NBC debate moderators can't get past Edwards haircut story, despite acknowledgment it's "silly"
Research ››› ››› SIMON MALOY
During the September 26 Democratic presidential debate at Dartmouth College in Hanover, New Hampshire, moderator and NBC News Washington bureau chief Tim Russert asked former Sen. John Edwards (D-NC): "Your campaign has hit some obstacles with revelations about $400 haircuts, half-million dollars working for a hedge fund, $800,000 from Rupert Murdoch. Do you wish you hadn't taken money in all those cases or hadn't made that kind of expenditure for a haircut?" Russert's question about Edwards' haircuts marks the second time a moderator from NBC News has asked about the topic during a debate since the story "broke" in April. As Media Matters for America noted, NBC's Nightly News anchor Brian Williams asked Edwards about the haircuts during an April 26 debate, despite having acknowledged three days earlier that the story was "silly."
Politico senior political writer Ben Smith first highlighted Edwards' haircuts in an April 16 blog entry. A July 17 post on NBC News' First Read blog -- an analysis of the day's political news, from the NBC News political unit -- advised readers to "look for Edwards supporters to use this as a test to see if the MSM covers [Republican presidential candidate Mitt] Romney as harshly as Edwards was." However, as Media Matters documented, NBC seized on the Edwards story but completely ignored disclosures that Romney's presidential campaign spent $300 on makeup.
From MSNBC's 9 p.m. ET broadcast of the September 26 debate:
RUSSERT: Sen. Edwards, you mentioned candor with the candidate -- a president -- with the American people. Your campaign has hit some obstacles with revelations about $400 haircuts, half-million dollars working for a hedge fund, $800,000 from Rupert Murdoch. Do you wish you hadn't taken money in all those cases or hadn't made that kind of expenditure for a haircut?
EDWARDS: Well, first of all, I think if you look at my entire life, I am proud of what I've spent my life doing. I'm not perfect. There's not a single person on this stage who's perfect. But I came from a family -- I was born into nothing. I was brought home to a two-room house in a mill village. I have spent my entire life fighting for the kind of people that I grew up with, that worked in a mill with my father, and I don't apologize for the fact that I've worked hard and built a life, which I hope will make life easier for my children. I'm proud of that. I'm not ashamed of that.

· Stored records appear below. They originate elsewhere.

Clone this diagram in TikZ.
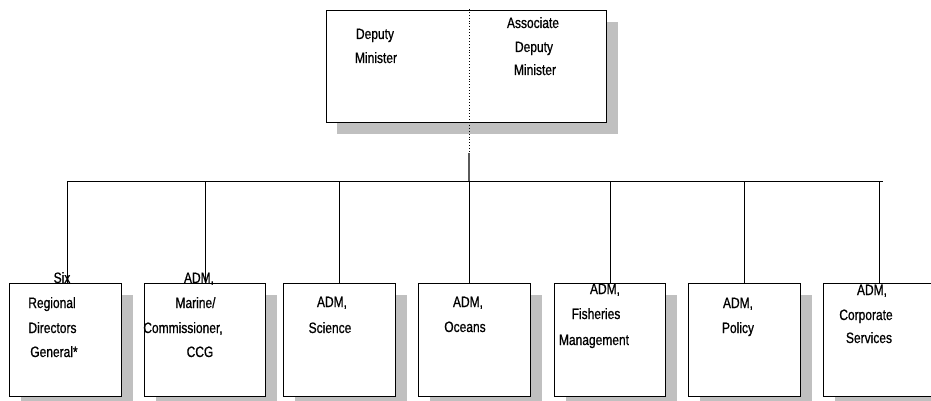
\documentclass[tikz,border=0pt]{standalone}
\usepackage{fontspec}
\setmainfont{Liberation Sans}[FakeStretch=0.8, FakeBold=0.8]
\usetikzlibrary{shadows}
\definecolor{shadowgray}{RGB}{192,192,192}
\definecolor{stemgray}{RGB}{90,90,90}
\tikzset{
  orgbox/.style={draw=black, line width=1.1pt, fill=white, rectangle, inner sep=0pt,
    anchor=north west, minimum height=113pt,
    drop shadow={shadow xshift=11pt, shadow yshift=-11pt, fill=shadowgray, opacity=1}},
  lbl/.style={anchor=base, inner sep=0pt, font=\fontsize{15}{18}\selectfont},
  wire/.style={draw=black, line width=0.9pt},
  dotwire/.style={draw=black, line width=0.9pt, dotted},
  stemwire/.style={draw=stemgray, line width=1.2pt}
}
\begin{document}
\begin{tikzpicture}[x=1pt, y=-1pt]
\useasboundingbox (0,0) rectangle (931,401);
\clip (0,0) rectangle (931,401);
% top box
\node[orgbox, minimum width=280pt, minimum height=112pt,
  drop shadow={shadow xshift=10pt, shadow yshift=-11pt, fill=shadowgray, opacity=1}] (dm) at (326,10) {};
\node[lbl] (dmA) at (375,39) {Deputy};
\node[lbl] (dmB) at (376,63) {Minister};
\node[lbl] (adA) at (533,28) {Associate};
\node[lbl] (adB) at (534,52) {Deputy};
\node[lbl] (adC) at (535,75) {Minister};
% bottom boxes
\node[orgbox, minimum width=112pt] (b1) at (9,283) {};
\node[orgbox, minimum width=121pt] (b2) at (144,283) {};
\node[orgbox, minimum width=112pt] (b3) at (283,283) {};
\node[orgbox, minimum width=112pt] (b4) at (418,283) {};
\node[orgbox, minimum width=111pt] (b5) at (554,283) {};
\node[orgbox, minimum width=112pt] (b6) at (688,283) {};
\node[orgbox, minimum width=112pt] (b7) at (823,283) {};
% coordinates
\coordinate (divtop) at (469,9);
\coordinate (divmid) at (469,153);
\coordinate (hub) at (469,181);
\coordinate (busL) at (67,181);
\coordinate (busR) at (883,181);
\coordinate (j1) at (67,181);
\coordinate (j2) at (205,181);
\coordinate (j3) at (339,181);
\coordinate (j4) at (469,181);
\coordinate (j5) at (610,181);
\coordinate (j6) at (744,181);
\coordinate (j7) at (879,181);
% connectors
\draw[dotwire] (divtop) -- (divmid);
\draw[stemwire] (divmid) -- (hub);
\draw[wire] (busL) -- (busR);
\foreach \i in {1,...,7} {\draw[wire] (j\i) -- (j\i |- b\i.north);}
% labels
\node[lbl] (t1a) at (62,283) {Six};
\node[lbl] (t1b) at (52,308) {Regional};
\node[lbl] (t1c) at (52.5,333) {Directors};
\node[lbl] (t1d) at (54,357) {General*};
\node[lbl] (t2a) at (199,283) {ADM,};
\node[lbl] (t2b) at (195.5,308) {Marine/};
\node[lbl] (t2c) at (183,333) {Commissioner,};
\node[lbl] (t2d) at (200,357) {CCG};
\node[lbl] (t3a) at (332,307) {ADM,};
\node[lbl] (t3b) at (330,333) {Science};
\node[lbl] (t4a) at (468,307) {ADM,};
\node[lbl] (t4b) at (465,332) {Oceans};
\node[lbl] (t5a) at (605,294) {ADM,};
\node[lbl] (t5b) at (596,319) {Fisheries};
\node[lbl] (t5c) at (594,345) {Management};
\node[lbl] (t6a) at (738,308) {ADM,};
\node[lbl] (t6b) at (738,333) {Policy};
\node[lbl] (t7a) at (872,295) {ADM,};
\node[lbl] (t7b) at (866,320) {Corporate};
\node[lbl] (t7c) at (869,343) {Services};
\end{tikzpicture}
\end{document}
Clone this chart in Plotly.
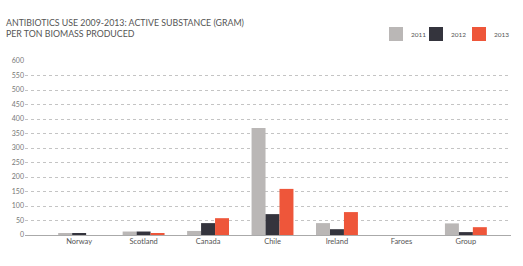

And I'm proud of having stood up for the people that I grew up with. It's what I have done my entire life. I did it for 20 years as a lawyer; it's what I've done every minute that I've been in public life. It is the reason that I've been walking -- going around the country helping organize workers into unions. It is the reason we started a college-for-everyone program for low-income kids. It is the reason Elizabeth and I started an after-school program for kids who otherwise would have no chance to go to an after-school program, having access to technology. I'm proud of what I've done from -- with my life, and I do not apologize for it.